Locke: Even once the majority is in charge, the majority can’t violate your inalienable rights.
Limited government: it’s limited by the obligation on the part of the majority to respect and to enforce the fundamental natural rights of the citizens. “The supreme power cannot take from any man any part of his property without his own consent.”
However…
“Men therefore in society having property, they have such a right to the goods, which by the law of the community are theirs…and that no one can take from them without their consent” – Locke
In brief, Locke认同政府不能未经个人允许就拿走个人财产,但同时他也认为“个人财产”不由自然而是由政府来定义。
What’s more
“Governments cannot be supported without great charge, and it is fit every one who enjoys his share of the protection, should pay out of his estate his proportion for the maintenance of it. But still it must be wit his own consent, i.e. the consent of the majority, giving it either by themselves or their representatives chosen by them.”
简言之,property一方面是“自然的”另一方面又是“约定俗成的”。那么问题在于,What counts as property, how it’s defined and what counts as taking property, 而这是由政府决定的。
因此Consent的意义在于,这是由我们脱离自然状态建立政府的时候所给出的consent。It’s the collective consent.
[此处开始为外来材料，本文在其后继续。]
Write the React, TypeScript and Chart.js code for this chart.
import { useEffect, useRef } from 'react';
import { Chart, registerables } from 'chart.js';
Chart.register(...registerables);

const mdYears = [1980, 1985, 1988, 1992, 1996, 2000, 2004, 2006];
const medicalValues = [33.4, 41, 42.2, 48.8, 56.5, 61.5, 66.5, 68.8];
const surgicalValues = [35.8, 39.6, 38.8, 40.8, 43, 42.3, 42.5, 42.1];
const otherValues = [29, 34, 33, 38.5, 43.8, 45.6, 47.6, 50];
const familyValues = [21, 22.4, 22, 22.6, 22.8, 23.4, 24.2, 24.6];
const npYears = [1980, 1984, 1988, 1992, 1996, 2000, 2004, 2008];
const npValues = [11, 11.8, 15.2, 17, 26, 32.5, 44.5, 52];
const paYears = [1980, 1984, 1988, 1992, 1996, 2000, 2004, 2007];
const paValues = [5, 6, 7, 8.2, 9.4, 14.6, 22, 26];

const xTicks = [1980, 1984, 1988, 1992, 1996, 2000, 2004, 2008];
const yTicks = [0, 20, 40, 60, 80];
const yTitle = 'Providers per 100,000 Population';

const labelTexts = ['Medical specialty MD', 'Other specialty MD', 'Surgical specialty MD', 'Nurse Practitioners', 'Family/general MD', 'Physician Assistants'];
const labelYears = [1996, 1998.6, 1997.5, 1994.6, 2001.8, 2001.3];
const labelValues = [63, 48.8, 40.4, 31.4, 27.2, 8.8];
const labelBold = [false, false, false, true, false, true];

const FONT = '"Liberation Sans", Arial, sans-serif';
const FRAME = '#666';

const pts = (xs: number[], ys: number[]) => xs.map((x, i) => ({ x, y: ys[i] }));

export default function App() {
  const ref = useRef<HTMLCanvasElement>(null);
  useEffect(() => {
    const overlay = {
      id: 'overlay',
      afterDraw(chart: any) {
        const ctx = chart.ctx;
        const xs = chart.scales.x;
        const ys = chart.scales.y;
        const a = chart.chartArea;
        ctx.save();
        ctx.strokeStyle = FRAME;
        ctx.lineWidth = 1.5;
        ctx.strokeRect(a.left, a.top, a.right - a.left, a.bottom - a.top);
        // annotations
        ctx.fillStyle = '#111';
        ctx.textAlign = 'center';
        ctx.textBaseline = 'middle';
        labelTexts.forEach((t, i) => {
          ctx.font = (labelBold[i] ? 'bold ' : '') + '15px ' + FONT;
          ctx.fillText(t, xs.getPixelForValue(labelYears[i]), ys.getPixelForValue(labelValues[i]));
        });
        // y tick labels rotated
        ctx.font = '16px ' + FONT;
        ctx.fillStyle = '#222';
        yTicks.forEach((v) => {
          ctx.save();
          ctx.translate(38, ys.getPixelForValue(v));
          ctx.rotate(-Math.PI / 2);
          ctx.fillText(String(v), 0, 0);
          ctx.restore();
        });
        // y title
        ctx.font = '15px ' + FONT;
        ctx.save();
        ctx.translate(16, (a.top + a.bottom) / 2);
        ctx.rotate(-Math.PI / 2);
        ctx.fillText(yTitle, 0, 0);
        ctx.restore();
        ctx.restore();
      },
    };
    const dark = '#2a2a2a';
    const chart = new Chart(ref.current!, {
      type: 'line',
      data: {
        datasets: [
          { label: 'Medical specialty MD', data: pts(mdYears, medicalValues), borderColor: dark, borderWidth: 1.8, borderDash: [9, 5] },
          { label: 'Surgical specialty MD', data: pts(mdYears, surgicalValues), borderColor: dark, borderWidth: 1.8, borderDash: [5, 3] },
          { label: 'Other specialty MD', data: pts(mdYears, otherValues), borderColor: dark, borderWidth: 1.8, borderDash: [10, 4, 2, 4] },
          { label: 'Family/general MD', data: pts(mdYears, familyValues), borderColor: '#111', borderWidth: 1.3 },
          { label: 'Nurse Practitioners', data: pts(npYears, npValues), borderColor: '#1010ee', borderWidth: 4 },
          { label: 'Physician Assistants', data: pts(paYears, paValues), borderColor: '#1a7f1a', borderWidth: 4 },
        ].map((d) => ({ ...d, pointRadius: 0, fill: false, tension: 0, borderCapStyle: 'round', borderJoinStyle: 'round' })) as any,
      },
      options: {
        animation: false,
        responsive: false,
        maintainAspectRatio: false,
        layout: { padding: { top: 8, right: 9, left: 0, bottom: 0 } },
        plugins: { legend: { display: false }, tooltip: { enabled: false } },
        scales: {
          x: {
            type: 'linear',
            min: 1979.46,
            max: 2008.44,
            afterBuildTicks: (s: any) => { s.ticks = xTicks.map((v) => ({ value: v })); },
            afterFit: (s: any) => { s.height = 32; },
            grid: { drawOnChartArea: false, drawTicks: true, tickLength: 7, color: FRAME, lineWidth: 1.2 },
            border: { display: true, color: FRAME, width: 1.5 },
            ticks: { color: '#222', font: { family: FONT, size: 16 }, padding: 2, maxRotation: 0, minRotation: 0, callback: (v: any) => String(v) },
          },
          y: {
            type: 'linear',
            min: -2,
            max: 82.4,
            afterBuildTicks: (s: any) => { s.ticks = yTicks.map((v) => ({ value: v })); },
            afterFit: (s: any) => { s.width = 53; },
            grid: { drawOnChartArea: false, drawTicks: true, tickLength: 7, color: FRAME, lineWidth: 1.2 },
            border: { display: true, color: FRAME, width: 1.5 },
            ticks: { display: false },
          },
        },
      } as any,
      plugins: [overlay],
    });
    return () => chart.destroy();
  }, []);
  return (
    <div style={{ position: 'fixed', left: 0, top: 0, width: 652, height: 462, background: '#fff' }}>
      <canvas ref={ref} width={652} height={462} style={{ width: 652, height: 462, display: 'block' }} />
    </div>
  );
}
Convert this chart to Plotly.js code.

Student 1: 但我们其实并没有签署“consent”,我们自从出生就在这样的体系里面,Locke对于想要脱离政府系统回到state of nature怎么看?
Student 2: 虽然我们并没有真正“签字”,但这可以看作是implied consent。从我们出生起享受政府提供的服务就可以看作我们默认自己属于这个系统。
Student 1: 默认同意不足以产生任何服务于政府的义务。
Student 2: You can’t take the government’s services and not give them anything in return
Professor: 关于take government’s services, 怎么看生命权?征兵?
Student 3: 把人送去战场不代表他们一定会死。征兵并不等同于压制了人的生命权。问题在于Locke如何自圆其说,因为根据他的观点即使作为权利的拥有者的个人也不能够自愿放弃生命权。
If we can’t give up our own life, how can we then agree to be bound by a majority that will force us to sacrifice our lives or give up our property? Locke如何自圆其说?
Student defending Locke: 如果把征兵看作政府在选人去战场,则违背了“不可剥夺人的生命权”。但如果比如是用抽签方式决定谁上战场,那是population在选出他们的代表去参战。这些随机选出代表的方式就像民选政府的方式。
Prof: I think this is the answer Locke would give. Locke is against arbitrary government, but if there is a general law such that the government’s choice, the majority’s action is non-arbitrary, it doesn’t really amount to a violation of people’s basic rights.
简言之只要过程不是专制的就可以take property from individuals。但Locke的观点基于The whole is America。彼时美国人正和Native Indians开战,Locke, who was an administrator of one of the colonies, may have been as interested in providing a justification for private property through enclosure without consent.
The fundamental question we still haven’t answered is, what then becomes of consent?